The opportunity, he replied, could be putting customers into environments, even into stories, where the store’s products are meant to be used. At an outdoor recreation retailer like REI, Slobin told me, “You could don a VR headset [and] you’re in the Andes setting up camp.”

Cooking a meal/dining with Jefferson

While such experiences would create new meanings for “trying it on,” it remains to be seen if VR — even a system with much greater verisimilitude than the exceptional computer-generated shopping experience I had — could ever meet the standard of experiencing a product in its intended environment.

Sixense has made a living in part by offering VR to developers for such experiential applications as learning to drive a crane, but there is arguably a big difference between learning how a machine operates via mediated VR — the step-by-step processes — and actually entering into an experience. Similarly, VR gaming creates its own worlds, but do gamers ever feel the equivalence of actually camping in the Andes?

In other words, it’s the difference between learning the steps to cook a meal and actually feeling that you are having dinner with Thomas Jefferson. It remains to be seen if we will ever be able to experience the latter.
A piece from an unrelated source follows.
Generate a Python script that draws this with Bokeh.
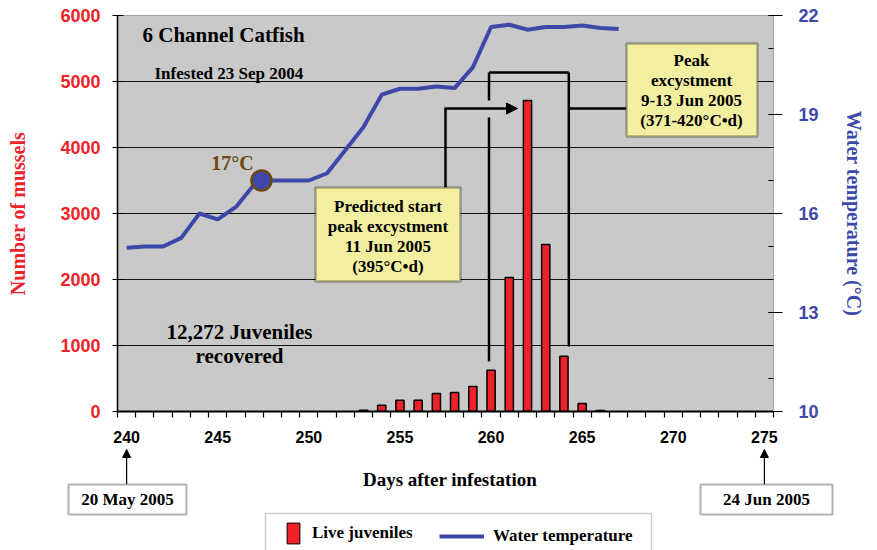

Perhaps actually feeling you are camping in the Andes is not necessary for VR to have a place in physical stores, since retailers are eager for differentiators. Or perhaps VR-for-shopping is meant to live in homes.

This possibility could receive a huge boost within the next year, Sixense’s Rubin told me.

“Every [high-end] smartphone sold from now on is a VR smartphone,” he said, because of their very high resolution and processing power. This extends the concept of Samsung’s pioneering Gear setup dramatically, especially since Rubin expects that wireless companies like AT&T could start offering free or inexpensive goggles as incentives for longer contracts.

In fact, Rubin said he expects there could be tens of millions of smartphone-equipped VR headsets out there in the U.S. within the next few years.

If so, and assuming wireless speeds continue climbing, distributed VR becomes more of a near-term possibility. “You could shop in a [unique] store in Tokyo,” Rubin said, in your pajamas.

Of course, if such VR shopping did redefine e-commerce, it could become yet another reason for physical retailers to fear for their lives.